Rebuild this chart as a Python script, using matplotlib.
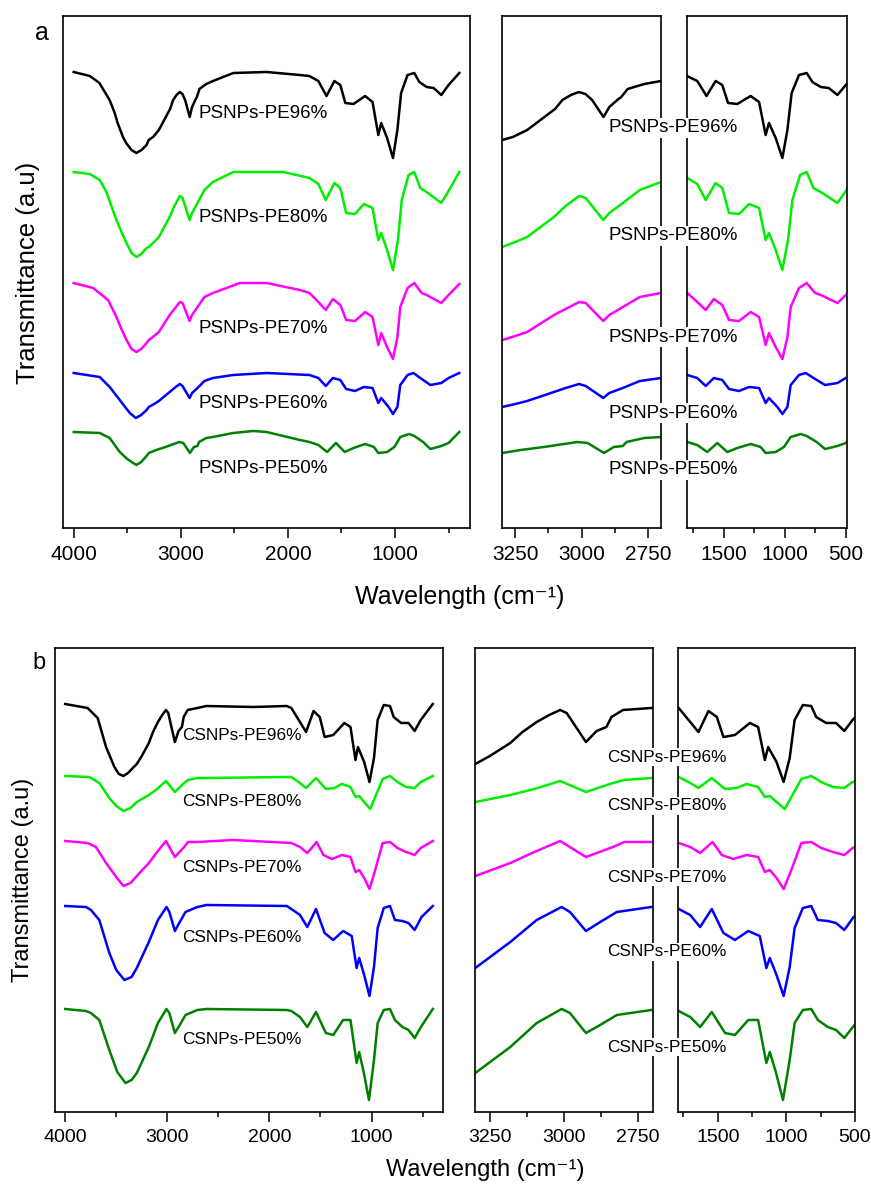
#!/usr/bin/env python3
"""
FTIR spectra of PSNPs-PE and CSNPs-PE films.
Full range plus two zoomed windows (C-H stretch, fingerprint region).
"""

import matplotlib
matplotlib.use('Agg')
import matplotlib.pyplot as plt
from matplotlib.ticker import MultipleLocator

plt.rcParams['font.family'] = ['Liberation Sans', 'DejaVu Sans']

# ---- panel a: PSNPs-PE (wavenumber in cm-1, transmittance in a.u., stacked) ----
wn_a96 = [4000, 3850, 3760, 3665, 3617, 3590, 3540, 3510, 3461, 3415, 3367, 3320, 3300, 3259,
          3205, 3100, 3072, 3040, 3010, 2985, 2960, 2917, 2895, 2865, 2850, 2826, 2763, 2700,
          2510, 2200, 1890, 1800, 1716, 1640, 1566, 1511, 1464, 1388, 1279, 1210, 1156, 1129,
          1074, 1019, 978, 943, 883, 820, 773, 705, 640, 568, 500, 400]
t_a96 = [456, 452, 445, 428, 415, 405, 391, 385, 378, 375, 378, 383, 388, 391,
         398, 419, 428, 433, 436, 434, 428, 411, 421, 428, 431, 439, 444, 447,
         455, 456, 453, 452, 447, 432, 447, 443, 425, 424, 432, 426, 393, 405,
         390, 370, 398, 435, 453, 455, 446, 441, 440, 433, 443, 455]

wn_a80 = [4000, 3850, 3757, 3695, 3601, 3550, 3507, 3460, 3414, 3370, 3320, 3299, 3250, 3205,
          3104, 3060, 3009, 2984, 2918, 2895, 2844, 2780, 2700, 2511, 2043, 1798, 1716, 1647,
          1566, 1511, 1456, 1374, 1292, 1210, 1156, 1129, 1074, 1019, 973, 937, 874, 820,
          765, 705, 568, 500, 400]
t_a80 = [356, 354, 348, 336, 308, 295, 285, 275, 271, 274, 280, 281, 286, 291,
         311, 322, 332, 330, 308, 315, 325, 338, 346, 356, 356, 350, 344, 328,
         345, 340, 315, 314, 324, 320, 288, 295, 278, 258, 288, 328, 353, 356,
         340, 336, 325, 337, 356]

wn_a70 = [4000, 3819, 3679, 3601, 3555, 3507, 3460, 3414, 3370, 3320, 3299, 3250, 3205, 3104,
          3060, 3009, 2984, 2918, 2895, 2844, 2780, 2700, 2449, 2199, 1888, 1798, 1716, 1647,
          1580, 1511, 1456, 1374, 1279, 1210, 1156, 1129, 1074, 1019, 978, 951, 883, 820,
          751, 705, 568, 500, 400]
t_a70 = [245, 240, 228, 211, 199, 188, 179, 176, 179, 185, 188, 192, 196, 213,
         219, 226, 225, 207, 213, 221, 231, 235, 245, 245, 238, 235, 226, 218,
         229, 223, 208, 207, 216, 211, 183, 195, 181, 169, 191, 221, 240, 245,
         235, 233, 225, 233, 244]

wn_a60 = [4000, 3757, 3664, 3570, 3520, 3476, 3420, 3370, 3320, 3299, 3250, 3205, 3104, 3060,
          3009, 2984, 2918, 2895, 2844, 2780, 2700, 2511, 2199, 1798, 1716, 1647, 1580, 1511,
          1456, 1374, 1292, 1210, 1156, 1129, 1060, 1019, 978, 951, 883, 828, 751, 670,
          568, 500, 400]
t_a60 = [155, 151, 141, 128, 121, 115, 110, 113, 118, 121, 124, 127, 136, 140,
         144, 142, 130, 135, 140, 147, 150, 153, 155, 153, 150, 142, 150, 148,
         139, 137, 141, 140, 125, 130, 121, 114, 121, 143, 153, 155, 149, 143,
         145, 150, 155]

wn_a50 = [4000, 3757, 3664, 3570, 3500, 3445, 3414, 3370, 3320, 3299, 3230, 3142, 3015, 2977,
          2915, 2878, 2844, 2830, 2763, 2700, 2511, 2324, 2199, 1888, 1798, 1716, 1634, 1552,
          1470, 1388, 1279, 1197, 1156, 1074, 1006, 951, 869, 820, 738, 670, 568, 500, 400]
t_a50 = [96, 95, 90, 76, 69, 65, 63, 66, 72, 75, 78, 81, 86, 85,
         75, 81, 82, 86, 90, 91, 95, 97, 96, 88, 86, 83, 76, 85,
         76, 80, 84, 81, 75, 76, 81, 91, 94, 92, 86, 79, 82, 85, 96]

# ---- panel b: CSNPs-PE ----
wn_b96 = [4000, 3781, 3682, 3600, 3518, 3475, 3430, 3385, 3338, 3299, 3250, 3181, 3140, 3092,
          3050, 3013, 2991, 2926, 2890, 2857, 2840, 2801, 2706, 2617, 2158, 1830, 1785, 1725,
          1641, 1568, 1507, 1459, 1375, 1266, 1206, 1157, 1133, 1072, 1020, 976, 940, 880,
          819, 783, 710, 638, 578, 518, 400]
t_b96 = [408, 404, 394, 365, 345, 338, 336, 339, 344, 348, 356, 369, 380, 390,
         397, 402, 399, 370, 381, 385, 395, 402, 404, 406, 405, 406, 404, 394,
         380, 401, 395, 375, 377, 389, 385, 352, 365, 350, 330, 354, 392, 407,
         406, 395, 389, 389, 381, 392, 408]

wn_b80 = [4000, 3763, 3666, 3568, 3500, 3430, 3360, 3299, 3181, 3100, 3013, 2926, 2835, 2797,
          2706, 2617, 1830, 1785, 1701, 1641, 1544, 1447, 1363, 1290, 1206, 1157, 1121, 1072,
          1012, 964, 891, 819, 746, 662, 578, 518, 400]
t_b80 = [336, 335, 329, 314, 306, 301, 304, 310, 317, 323, 331, 320, 329, 332,
         334, 334, 335, 335, 329, 324, 334, 323, 324, 328, 325, 315, 316, 310,
         303, 315, 333, 336, 330, 325, 324, 330, 336]

wn_b70 = [4000, 3781, 3699, 3600, 3500, 3430, 3360, 3299, 3181, 3100, 3013, 2926, 2835, 2797,
          2706, 2355, 1785, 1701, 1629, 1538, 1471, 1387, 1290, 1206, 1157, 1121, 1072, 1020,
          964, 891, 819, 746, 662, 578, 518, 400]
t_b70 = [271, 269, 265, 249, 235, 226, 229, 236, 249, 260, 271, 255, 265, 270,
         270, 272, 269, 265, 259, 270, 257, 253, 257, 255, 240, 242, 234, 223,
         242, 269, 270, 264, 260, 257, 264, 271]

wn_b60 = [4000, 3797, 3748, 3666, 3568, 3500, 3420, 3350, 3299, 3240, 3181, 3092, 3008, 2980,
          2926, 2878, 2822, 2706, 2617, 1830, 1785, 1701, 1629, 1544, 1459, 1375, 1278, 1194,
          1146, 1121, 1072, 1020, 976, 940, 880, 819, 771, 698, 638, 578, 510, 400]
t_b60 = [206, 205, 202, 192, 159, 142, 132, 135, 144, 157, 170, 192, 205, 200,
         181, 190, 200, 205, 207, 206, 203, 197, 185, 203, 179, 172, 181, 176,
         144, 154, 137, 116, 145, 184, 204, 206, 192, 191, 189, 182, 195, 206]

wn_b50 = [4000, 3797, 3748, 3666, 3568, 3490, 3410, 3350, 3299, 3240, 3181, 3092, 3008, 2980,
          2926, 2878, 2822, 2706, 2617, 1830, 1785, 1701, 1629, 1544, 1447, 1375, 1278, 1206,
          1146, 1121, 1077, 1025, 976, 940, 880, 819, 771, 698, 638, 578, 510, 400]
t_b50 = [103, 101, 99, 92, 62, 40, 29, 32, 39, 52, 65, 89, 103, 99,
         79, 87, 97, 102, 103, 102, 101, 95, 85, 100, 79, 77, 92, 92,
         49, 60, 40, 12, 52, 89, 102, 103, 92, 85, 82, 74, 86, 103]

labels_a = ['PSNPs-PE96%', 'PSNPs-PE80%', 'PSNPs-PE70%', 'PSNPs-PE60%', 'PSNPs-PE50%']
labels_b = ['CSNPs-PE96%', 'CSNPs-PE80%', 'CSNPs-PE70%', 'CSNPs-PE60%', 'CSNPs-PE50%']
colors = ['black', '#00ee00', '#ff00ff', '#0000ff', '#008000']

W, H = 871, 1189


def rect(left, right, top, bottom):
    """Pixel box -> figure fraction [l, b, w, h]."""
    return [left / W, 1 - bottom / H, (right - left) / W, (bottom - top) / H]


def fig_text(fig, x, y, s, **kw):
    fig.text(x / W, 1 - y / H, s, **kw)


def draw_panel(fig, boxes, xlims, locs, spectra, labels, ylim, lab_full, lab_side, fs):
    axes = []
    for box, xl, (maj, mnr) in zip(boxes, xlims, locs):
        ax = fig.add_axes(box)
        for (wn, t), c in zip(spectra, colors):
            ax.plot(wn, t, color=c, lw=1.8, solid_joinstyle='round')
        ax.set_xlim(*xl)
        ax.set_ylim(*ylim)
        ax.set_yticks([])
        ax.xaxis.set_major_locator(MultipleLocator(maj))
        ax.xaxis.set_minor_locator(MultipleLocator(mnr))
        ax.tick_params(axis='x', which='major', direction='out', length=7, width=1.1,
                       labelsize=fs['tick'], pad=5)
        ax.tick_params(axis='x', which='minor', direction='out', length=3.5, width=1.1)
        for sp in ax.spines.values():
            sp.set_linewidth(1.2)
        axes.append(ax)

    # labels inside the full-range axes
    for lab, (x, y) in zip(labels, lab_full):
        axes[0].text(x, y, lab, ha='center', va='center', fontsize=fs['lab'])
    # labels straddling the two zoom windows
    sx, sys_ = lab_side
    for lab, y in zip(labels, sys_):
        fig_text(fig, sx, y, lab, ha='center', va='center', fontsize=fs['lab'],
                 bbox=dict(facecolor='white', edgecolor='none', pad=1.0), zorder=10)
    return axes


fig = plt.figure(figsize=(W / 100, H / 100), dpi=100)

spectra_a = [(wn_a96, t_a96), (wn_a80, t_a80), (wn_a70, t_a70), (wn_a60, t_a60), (wn_a50, t_a50)]
spectra_b = [(wn_b96, t_b96), (wn_b80, t_b80), (wn_b70, t_b70), (wn_b60, t_b60), (wn_b50, t_b50)]
locs = [(1000, 500), (250, 125), (500, 250)]

draw_panel(fig,
           [rect(63, 470, 16, 528), rect(502, 661, 16, 528), rect(687, 847, 16, 528)],
           [(4100, 300), (3300, 2700), (1800, 490)], locs, spectra_a, labels_a, (0, 512),
           [(2234, 415), (2234, 311), (2234, 200), (2234, 125), (2234, 60)],
           (673, [128, 236, 337, 413, 470]),
           {'tick': 15, 'lab': 13.5})

draw_panel(fig,
           [rect(55, 443, 648, 1112), rect(475, 653, 648, 1112), rect(678, 855, 648, 1112)],
           [(4100, 300), (3300, 2700), (1790, 500)], locs, spectra_b, labels_b, (0, 464),
           [(2269, 376), (2269, 310), (2269, 244), (2269, 174), (2269, 73)],
           (667, [757, 806, 877, 952, 1047]),
           {'tick': 14, 'lab': 12.4})

# panel letters and axis titles
xlabel = 'Wavelength (cm\u207b\u00b9)'
fig_text(fig, 42, 33, 'a', ha='center', va='center', fontsize=18)
fig_text(fig, 39, 663, 'b', ha='center', va='center', fontsize=17)
fig_text(fig, 28, 273, 'Transmittance (a.u)', ha='center', va='center', rotation=90, fontsize=18.5)
fig_text(fig, 23, 880, 'Transmittance (a.u)', ha='center', va='center', rotation=90, fontsize=17)
fig_text(fig, 460, 597, xlabel, ha='center', va='center', fontsize=18)
fig_text(fig, 485, 1170, xlabel, ha='center', va='center', fontsize=17)

plt.savefig('out.png', dpi=100)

※ ※ ※

Make an exact copy of the lines from the top of the material through the line with "plt.rcParams['font.family'] = ['Liberation", pictures excluded.

Rebuild this chart as a Python script, using matplotlib.
#!/usr/bin/env python3
"""
FTIR spectra of PSNPs-PE and CSNPs-PE films.
Full range plus two zoomed windows (C-H stretch, fingerprint region).
"""

import matplotlib
matplotlib.use('Agg')
import matplotlib.pyplot as plt
from matplotlib.ticker import MultipleLocator

plt.rcParams['font.family'] = ['Liberation Sans', 'DejaVu Sans']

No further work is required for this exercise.